(26 August 2005)
Typhoon Mawar bears down on Japan
A powerful typhoon was expected to make landfall somewhere between the Tokai and Kanto
regions by early Friday, the 26th Aug 2005, the Meteorological Agency said.
Typhoon Mawar affected air and ferry services throughout Thursday. Japan Airlines and All Nippon Airways canceled many domestic flights, mainly between Tokyo and western cities.
Passenger ferries between Tokyo and the Izu Islands, as well as those between
Nagoya and Tomakomai, Hokkaido, were also canceled.
Japan Railway group companies canceled some train services to and from the Izu Peninsula,
Shizuoka Prefecture, and the Kii Peninsula in Wakayama Prefecture, and scrubbed 27 night trains on Thursday.
The typhoon was located about 90 km southwest of Irozaki, Shizuoka Prefecture, as of
7 p.m. Thursday
(1000 GMT 25 Aug) and was heading northeast at 20 kph, the agency said.
About 20 mm of rain fell per hour in areas of the Kii and Izu peninsulas Thursday morning, and a maximum
wind velocity of about 112 kph was registered in Shionomisaki, Wakayama Prefecture.
The typhoon is expected to bring strong
winds, high waves and torrential rain to wide areas of the Tokai, Kanto and Koshin regions.
The typhoon had an atmospheric pressure of 955 mb (hectopascals) and was packing
winds of up to 144 km/h near its center. It was generating winds of more than 90 km/h within a 90-km radius of its eye.
The typhoon was expected to be within a 190-km radius centered on a point 60 km east of the city of Iwaki, Fukushima Prefecture, by 6 p.m. Friday, and is expected to become an extratropical depression in the Pacific east of Hokkaido Sunday morning.

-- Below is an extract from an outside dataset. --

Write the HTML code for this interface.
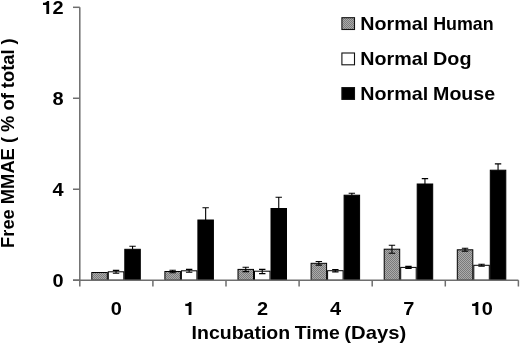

The storm is expected to bring heavy rain in the 24 hours to noon Friday, with the Tokai, Kanto and Koshin regions expected to see up to 350 mm and the Tohoku region expected to receive 250 mm.
In some areas, 40 mm to 60 mm of rain is forecast per hour.
In coastal areas from the Tokai to Kanto regions, waves of more than 6 meters are expected.
Latest update:
A powerful typhoon has struck near Japan's capital, Tokyo.
Typhoon Mawar (named after a type of flower) brought winds of 108km/h (67mph) and heavy rain, triggering flood warnings for the Tokyo region. It is moving at 15 km/h
More than 3,500 households were without power and there were reports of at least three landslides in Chiba prefecture, east of Tokyo.
Residents in Chiba and Shizuoka prefectures had to be evacuated to avoid threatened floods and landslides. Some 27 million people live in Tokyo and its surrounding prefectures.
"Since the typhoon's moving speed is slow, there are concerns that heavy rains and
winds might occur in the areas where the typhoon stays," a spokesman for the Japan Meteorological Agency told AFP news agency.
Japanese television reports showed fishing boats returning to port as giant waves hit the coastline before the typhoon struck.
Japan is hit by two to three
typhoons each year, but as many as 10 - the last of which alone killed 90 people - struck the country in 2004.